Former homeless man spends 1000 hours volunteering with charity during the pandemic
By Julia Gregory, Local Democracy Reporter
“I would rather be helping others. If I had sat at home with Covid going on I would have been drinking,” former homeless Londoner Lee said about clocking up 1,000 hours selflessly volunteering during the pandemic.
“I remember someone saying to me ‘you need to keep busy and get structure into your life, otherwise you’ll go downhill and start drinking again’.”
“Volunteering has helped me keep sober too. I’ve been volunteering for five years and April marked five years of me being clean from drink and drugs. It’s given me a purpose to get up in the morning and something to focus my mind on.”
He was living on the streets on and off for 26 years and says he now has too much to lose to fall off the wagon.
Lee first slept rough when he was 18 and arrived at Leicester Square after his family said enough was enough when he started experimenting with drink and drugs.

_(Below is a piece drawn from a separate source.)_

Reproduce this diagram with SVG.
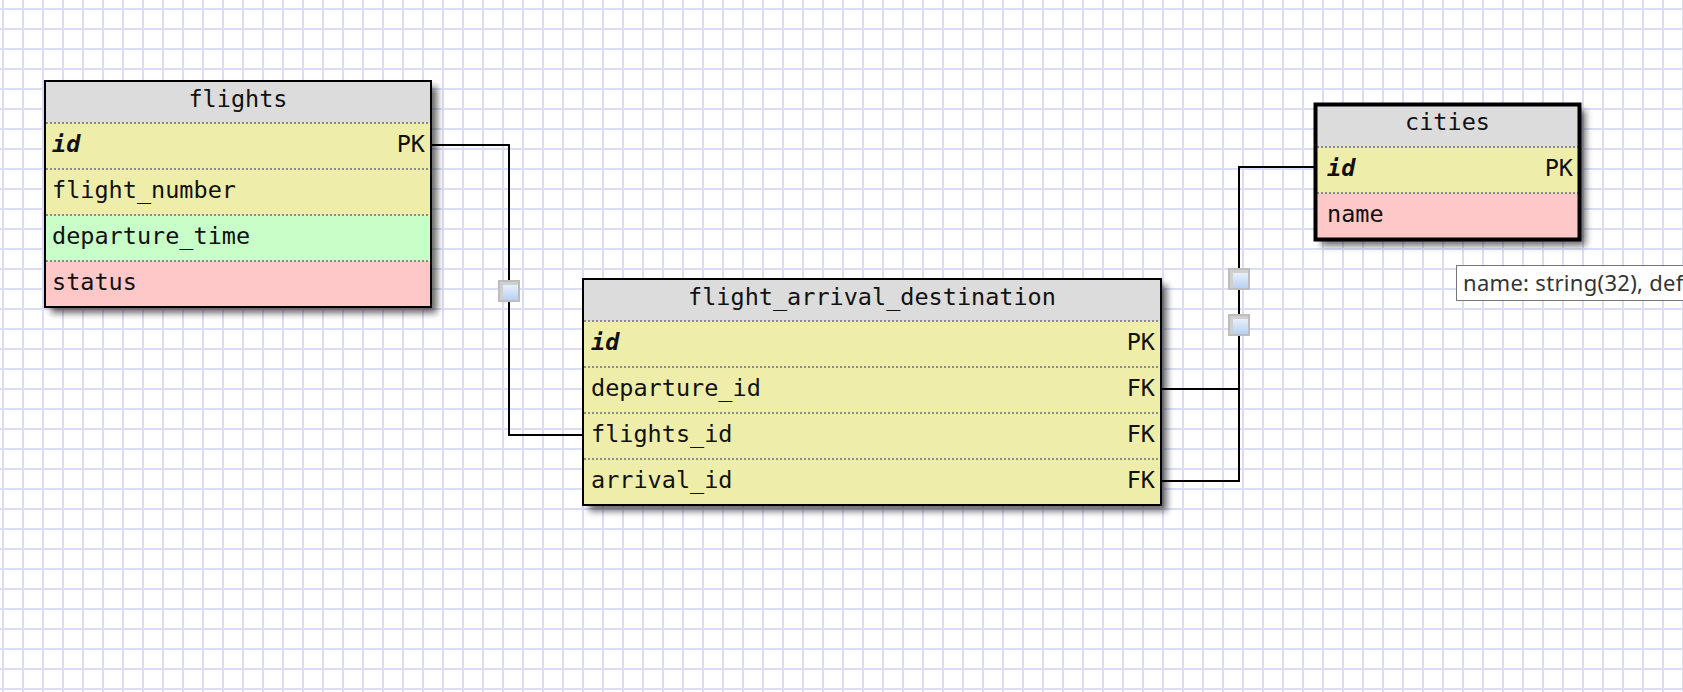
<svg xmlns="http://www.w3.org/2000/svg" width="1683" height="692" viewBox="0 0 1683 692">
  <defs>
    <pattern id="grid" x="0" y="0" width="20" height="20" patternUnits="userSpaceOnUse">
      <rect width="20" height="20" fill="#ffffff"/>
      <rect x="2" y="0" width="2" height="20" fill="#dcdcf5"/>
      <rect x="0" y="8" width="20" height="2" fill="#dcdcf5"/>
    </pattern>
    <filter id="shadow" x="-10%" y="-10%" width="130%" height="130%">
      <feDropShadow dx="6" dy="6" stdDeviation="3.5" flood-color="#000" flood-opacity="0.6"/>
    </filter>
    <linearGradient id="mk" x1="0" y1="0" x2="0" y2="1">
      <stop offset="0" stop-color="#e8f0fb"/>
      <stop offset="1" stop-color="#b9d0f0"/>
    </linearGradient>
  </defs>
  <style>
    .t { font-family: "DejaVu Sans Mono", "Liberation Mono", monospace; font-size: 23.5px; fill: #111; }
    .c { text-anchor: middle; }
    .e { text-anchor: end; }
    .k { font-weight: bold; font-style: italic; }
    .hd { fill: #dcdcdc; }
    .y { fill: #eeeeaa; }
    .g { fill: #c8ffc8; }
    .p { fill: #ffc8c8; }
    .sep { stroke: #8a8a8a; stroke-width: 2; stroke-dasharray: 2 2; }
    .box { fill: none; stroke: #000; stroke-width: 2; }
    .link { fill: none; stroke: #000; stroke-width: 2; }
    .mko { fill: #d0d0d0; stroke: #bdbdbd; stroke-width: 2; }
    .mki { fill: url(#mk); }
    .tip { font-family: "Noto Sans", "Open Sans", "Liberation Sans", sans-serif; font-size: 22px; letter-spacing: 0.3px; fill: #333; }
  </style>

  <rect width="1683" height="692" fill="url(#grid)"/>

  <g id="connectors">
    <path class="link" d="M431,145 H509 V435 H583"/>
    <path class="link" d="M1315,167 H1239 V481 H1161"/>
    <path class="link" d="M1161,389 H1239"/>
    <g id="marker-1">
      <rect class="mko" x="499" y="281" width="20" height="20"/>
      <rect class="mki" x="503" y="285" width="15" height="15"/>
    </g>
    <g id="marker-2">
      <rect class="mko" x="1229" y="269" width="20" height="20"/>
      <rect class="mki" x="1233" y="273" width="15" height="15"/>
    </g>
    <g id="marker-3">
      <rect class="mko" x="1229" y="315" width="20" height="20"/>
      <rect class="mki" x="1233" y="319" width="15" height="15"/>
    </g>
  </g>

  <g id="flights">
    <g filter="url(#shadow)">
      <rect x="45" y="81" width="386" height="226" fill="#eeeeaa"/>
    </g>
    <rect class="hd" x="45" y="81" width="386" height="42"/>
    <rect class="y" x="45" y="123" width="386" height="92"/>
    <rect class="g" x="45" y="215" width="386" height="46"/>
    <rect class="p" x="45" y="261" width="386" height="46"/>
    <line class="sep" x1="46" y1="123" x2="430" y2="123"/>
    <line class="sep" x1="46" y1="169" x2="430" y2="169"/>
    <line class="sep" x1="46" y1="215" x2="430" y2="215"/>
    <line class="sep" x1="46" y1="261" x2="430" y2="261"/>
    <rect class="box" x="45" y="81" width="386" height="226"/>
    <text class="t c" x="238" y="107">flights</text>
    <text class="t k" x="52" y="152">id</text>
    <text class="t e" x="425" y="152">PK</text>
    <text class="t" x="52" y="198">flight_number</text>
    <text class="t" x="52" y="244">departure_time</text>
    <text class="t" x="52" y="290">status</text>
  </g>

  <g id="flight_arrival_destination">
    <g filter="url(#shadow)">
      <rect x="583" y="279" width="578" height="226" fill="#eeeeaa"/>
    </g>
    <rect class="hd" x="583" y="279" width="578" height="42"/>
    <rect class="y" x="583" y="321" width="578" height="184"/>
    <line class="sep" x1="584" y1="321" x2="1160" y2="321"/>
    <line class="sep" x1="584" y1="367" x2="1160" y2="367"/>
    <line class="sep" x1="584" y1="413" x2="1160" y2="413"/>
    <line class="sep" x1="584" y1="459" x2="1160" y2="459"/>
    <rect class="box" x="583" y="279" width="578" height="226"/>
    <text class="t c" x="872" y="305">flight_arrival_destination</text>
    <text class="t k" x="591" y="350">id</text>
    <text class="t e" x="1155" y="350">PK</text>
    <text class="t" x="591" y="396">departure_id</text>
    <text class="t e" x="1155" y="396">FK</text>
    <text class="t" x="591" y="442">flights_id</text>
    <text class="t e" x="1155" y="442">FK</text>
    <text class="t" x="591" y="488">arrival_id</text>
    <text class="t e" x="1155" y="488">FK</text>
  </g>

  <g id="cities">
    <g filter="url(#shadow)">
      <rect x="1315.5" y="104.5" width="264" height="135" fill="#eeeeaa"/>
    </g>
    <rect class="hd" x="1315.5" y="104.5" width="264" height="43"/>
    <rect class="y" x="1315.5" y="147" width="264" height="46"/>
    <rect class="p" x="1315.5" y="193" width="264" height="46.5"/>
    <line class="sep" x1="1317" y1="147" x2="1578" y2="147"/>
    <line class="sep" x1="1317" y1="193" x2="1578" y2="193"/>
    <rect class="box" x="1315.5" y="104.5" width="264" height="135" style="stroke-width:4"/>
    <text class="t c" x="1447.5" y="130">cities</text>
    <text class="t k" x="1327" y="176">id</text>
    <text class="t e" x="1573" y="176">PK</text>
    <text class="t" x="1327" y="222">name</text>
  </g>

  <g id="tooltip">
    <rect x="1456.5" y="265.5" width="240" height="35" fill="#ffffff" stroke="#767676" stroke-width="1"/>
    <text class="tip" x="1463" y="291">name: string(32), defa</text>
  </g>
</svg>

He quickly fell in with a group of older people who would drink with him and send him out begging.
“When I was sleeping at Leicester Square I did not feel safe. I was 18 and I didn’t know anything,” he said.
“You have always got to be on your guard sleeping rough. I was once dragged in my sleeping bag into the road and left there by people who were laughing.”

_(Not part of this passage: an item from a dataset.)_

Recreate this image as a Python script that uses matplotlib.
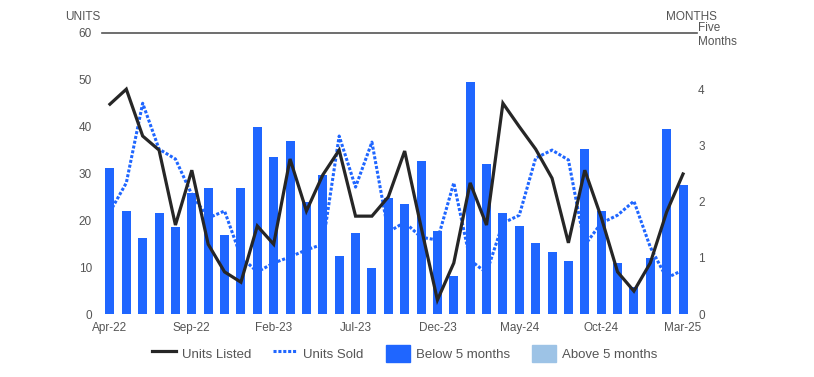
import numpy as np
import pandas as pd
import matplotlib

matplotlib.use("Agg")
import matplotlib.pyplot as plt
from matplotlib.lines import Line2D
from matplotlib.patches import Patch

plt.rcParams["font.family"] = ["Liberation Sans", "DejaVu Sans"]

# monthly categories Apr-22 .. Mar-25
months = list(pd.date_range("2022-04-01", periods=36, freq="MS").strftime("%b-%y"))
tick_labels = ["Apr-22", "Sep-22", "Feb-23", "Jul-23", "Dec-23", "May-24", "Oct-24", "Mar-25"]

units_listed = [44.8, 48.0, 38.0, 35.0, 19.0, 30.7, 14.9, 9.0, 6.8, 18.8, 14.9, 33.1,
                22.0, 29.7, 35.0, 20.9, 20.9, 25.0, 34.8, 18.6, 3.0, 10.9, 28.0, 19.0,
                45.0, 40.0, 35.2, 29.0, 15.2, 30.7, 20.7, 9.0, 4.9, 10.9, 21.8, 29.9]
units_sold = [21.8, 28.0, 45.0, 35.2, 33.1, 25.5, 20.5, 22.0, 12.2, 9.0, 10.9, 12.2,
              13.7, 14.9, 38.0, 27.1, 36.7, 17.5, 19.6, 16.4, 15.8, 28.0, 11.5, 8.8,
              19.4, 21.1, 33.3, 35.0, 32.9, 14.7, 19.4, 21.1, 24.1, 14.3, 7.7, 9.4]
months_supply = [2.60, 1.83, 1.35, 1.80, 1.55, 2.15, 2.24, 1.40, 2.24, 3.32, 2.79, 3.07,
                 1.99, 2.47, 1.03, 1.44, 0.82, 2.06, 1.96, 2.72, 1.48, 0.68, 4.12, 2.67,
                 1.80, 1.56, 1.26, 1.10, 0.94, 2.93, 1.83, 0.91, 0.48, 1.00, 3.29, 2.29]

THRESH = 5
C_BELOW = "#1F66FF"
C_ABOVE = "#9DC3E6"
C_LIST = "#262626"
C_TEXT = "#555555"

x = np.arange(len(months))

fig = plt.figure(figsize=(8.14, 3.77), dpi=100)
ax = fig.add_axes([0.125, 0.167, 0.731, 0.7455])   # units (left), lines
axm = ax.twinx()                                    # months (right), bars

bar_colors = [C_BELOW if v < THRESH else C_ABOVE for v in months_supply]
axm.bar(x, months_supply, width=0.55, color=bar_colors, zorder=2)
axm.set_ylim(0, 5)
axm.set_yticks([0, 1, 2, 3, 4, 5])
axm.set_yticklabels(["0", "1", "2", "3", "4", "Five\nMonths"])

ax.plot(x, units_listed, color=C_LIST, lw=2.3, zorder=4, solid_joinstyle="miter")
ax.plot(x, units_sold, color=C_BELOW, lw=2.2, ls=(0, (1.0, 0.6)), zorder=3)
ax.axhline(60, color="#555555", lw=1.2, zorder=5, clip_on=False)
ax.set_ylim(0, 60)
ax.set_yticks([0, 10, 20, 30, 40, 50, 60])

ax.set_zorder(axm.get_zorder() + 1)
ax.patch.set_visible(False)

ax.set_xlim(-0.5, 35.84)
ax.set_xticks([months.index(t) for t in tick_labels])
ax.set_xticklabels(tick_labels)

for a in (ax, axm):
    for s in a.spines.values():
        s.set_visible(False)
    a.tick_params(length=0, labelsize=8.5, colors=C_TEXT)
ax.tick_params(axis="y", pad=7)
ax.tick_params(axis="x", pad=6)
axm.tick_params(axis="y", pad=1)

fig.text(0.08, 0.955, "UNITS", ha="left", va="center", fontsize=8.5, color=C_TEXT)
fig.text(0.85, 0.955, "MONTHS", ha="center", va="center", fontsize=8.5, color=C_TEXT)

handles = [
    Line2D([], [], color=C_LIST, lw=2.3),
    Line2D([], [], color=C_BELOW, lw=2.2, ls=(0, (1.0, 0.6))),
    Patch(color=C_BELOW),
    Patch(color=C_ABOVE),
]
labels = ["Units Listed", "Units Sold", "Below 5 months", "Above 5 months"]
fig.legend(handles, labels, loc="center", bbox_to_anchor=(0.497, 0.063), ncol=4,
           frameon=False, fontsize=9.5, labelcolor=C_TEXT, handlelength=1.8,
           handleheight=1.6, columnspacing=1.7, handletextpad=0.45)

fig.savefig("out.png", dpi=100)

Over the years he’s stayed with friends and slept around Westminster and the King’s Road in Chelsea and tried to kick his drinking habit.
“I was staying in people’s houses and hostels. I used to go back to Westminster begging to make money, I got hooked on it.”

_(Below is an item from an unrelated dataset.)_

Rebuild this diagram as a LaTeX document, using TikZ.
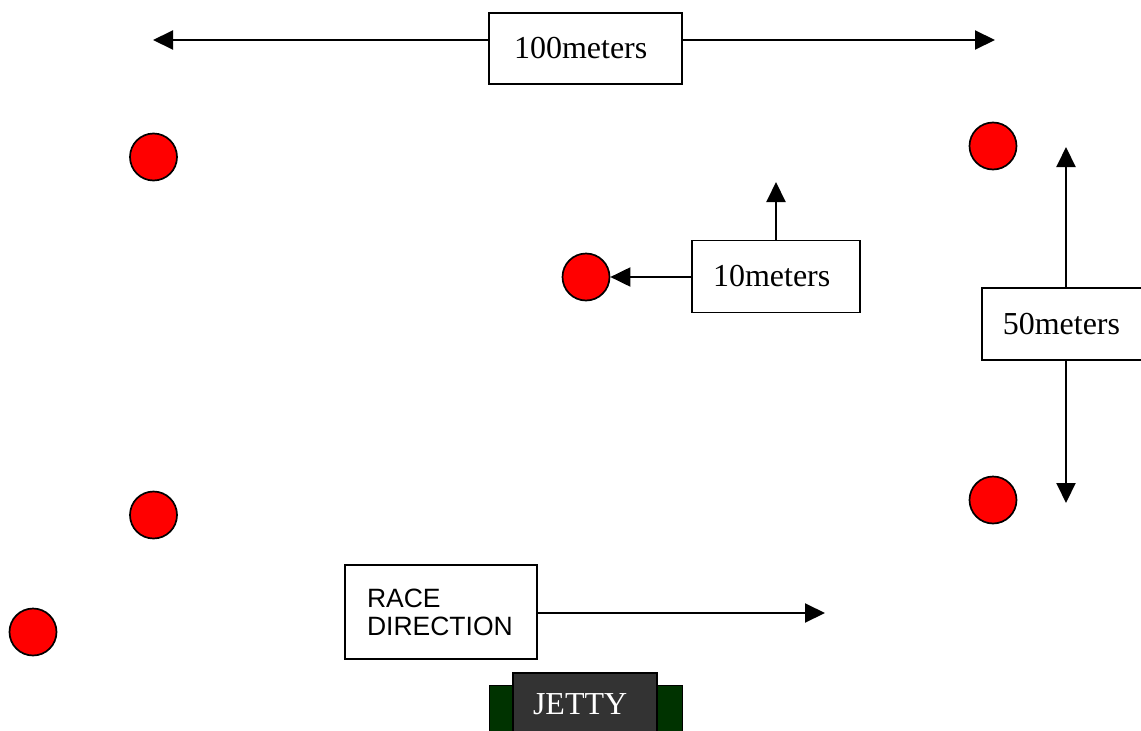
\documentclass[tikz,border=0pt]{standalone}
\usepackage{fontspec}
\setmainfont{Liberation Serif}
\newfontfamily\arialfont{Liberation Sans}
\usetikzlibrary{arrows.meta}
\definecolor{buoyred}{HTML}{FF0000}
\definecolor{jettygreen}{HTML}{003300}
\definecolor{jettygray}{HTML}{333333}
\tikzset{
  buoy/.style={circle, draw=black, line width=1.7pt, fill=buoyred, minimum size=47pt, inner sep=0pt},
  labelbox/.style={draw=black, line width=1.5pt, fill=white, align=left, inner ysep=0pt,
     font=\fontsize{32}{36}\selectfont},
  arr/.style={line width=2pt, -{Triangle[length=20pt,width=19pt]}},
}
\begin{document}
\begin{tikzpicture}[x=1pt,y=-1pt]
\useasboundingbox (0,0) rectangle (1141,731);
\clip (0,0) rectangle (1141,731);
% buoys
\node[buoy] (b1) at (153.5,157) {};
\node[buoy] (b2) at (153.5,515) {};
\node[buoy] (b3) at (33,632) {};
\node[buoy] (bm) at (586,277) {};
\node[buoy] (b4) at (993,146) {};
\node[buoy] (b5) at (993,500) {};
% 100 meters
\node[labelbox, inner xsep=25pt, text width=143pt, minimum height=71pt] (hund) at (585.5,48.5) {100meters};
\coordinate (hl) at (153,40);
\coordinate (hr) at (995,40);
\draw[arr] (hund.west |- hl) -- (hl);
\draw[arr] (hund.east |- hr) -- (hr);
% 10 meters
\node[labelbox, inner xsep=21pt, text width=126pt, minimum height=72pt] (ten) at (776,276.5) {10meters};
\coordinate (tu) at (776,182);
\draw[arr] (tu |- ten.north) -- (tu);
\draw[arr] (ten.west |- bm.east) -- (bm.east);
% 50 meters
\node[labelbox, inner xsep=21pt, text width=140pt, minimum height=72pt, anchor=west] (fifty) at (981,324) {50meters};
\coordinate (fu) at (1066,147);
\coordinate (fd) at (1066,503);
\draw[arr] (fu |- fifty.north) -- (fu);
\draw[arr] (fd |- fifty.south) -- (fd);
% race direction
\node[labelbox, inner xsep=22pt, text width=148pt, minimum height=94pt,
      font=\arialfont\fontsize{26.5}{28}\selectfont] (race) at (441,612) {RACE\\DIRECTION};
\coordinate (re) at (825,613);
\draw[arr] (race.east |- re) -- (re);
% jetty
\draw[line width=1pt, fill=jettygreen] (489,685) rectangle (682,740);
\node[draw=black, line width=1.5pt, fill=jettygray, inner xsep=20pt, text width=104pt, align=left,
      minimum height=62pt, text=white, font=\fontsize{32}{36}\selectfont] (jetty) at (585,704) {JETTY};
\end{tikzpicture}
\end{document}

“I was slowly addicted to being on the streets,” he said.
But life on the streets took its toll.
Lee has never had a job – something he’s keen to change and hopes to go to college to build on his skills.
He hopes to learn more IT skills as well as maths and reading. Next up the 50-year-old plans to join the library.
Eventually he got help after the team at Chelsea Methodist Church contacted the No Second Night Out team and he went to a detox centre in Sussex, before getting help at the Turning Point centre in Tooting.
“Ever since then I’ve stayed sober. It’s five years in April,” he said.
“I took the chance when I had it and I worked for it.
“It’s been brilliant having a home. My neighbours are great and I feel safe. I shut my door and cook my own food. I’ve never done that before.”
With St Mungo’s help he’s now living in a housing association flat in Shepherd’s Bush, west London.
He was already volunteering with the homeless charity after joining their multi-skills course at St Mungo’s Recovery College where he learnt painting and decorating, tiling and plumbing skills when the pandemic struck.
At the hotel, in Waterloo, Lee supported clients with food deliveries, cleaning and moral support. He also helped clients with benefits applications so many of them could move on into other accommodations.
He’d also helped with their outreach team who go out every night to offer rough sleepers support and the first steps off the streets.
So he started helping clients brought in off the street as part of the government’s Everybody In scheme, launched when lockdown started to protect the homeless from the pandemic.
He’s one of 467 St Mungo’s volunteers who helped out during the pandemic and supported nearly 1,500 Londoners to find longer-term homes.
“Obviously I was scared of Covid and wary of it. But I got the jab as a key worker,” he says.
He now helps get breakfast for the 100 guests at a hotel in Waterloo and supports them in their next step to getting a permanent home. When people leave for new accommodation it feels great, he explained.
Lee also backed the opening of London’s first detox service especially for the homeless which has just opened at St Thomas’s Hospital near Waterloo.
“It will help so many people not to go back on the street and to square one,” he says. They are giving them follow ups to help them stay sober.”
As the economic cost of the pandemic bites it’s feared more people could be left on the streets.
Lee urges people “to show them kindness and understanding.”
“We know there were people sleeping rough during the pandemic. If you just smile and wave your hand you make people feel better. A lot of people buy homeless food. If you see them there for a long time go back and ask if this is where they sleep and make a street referral,” he said.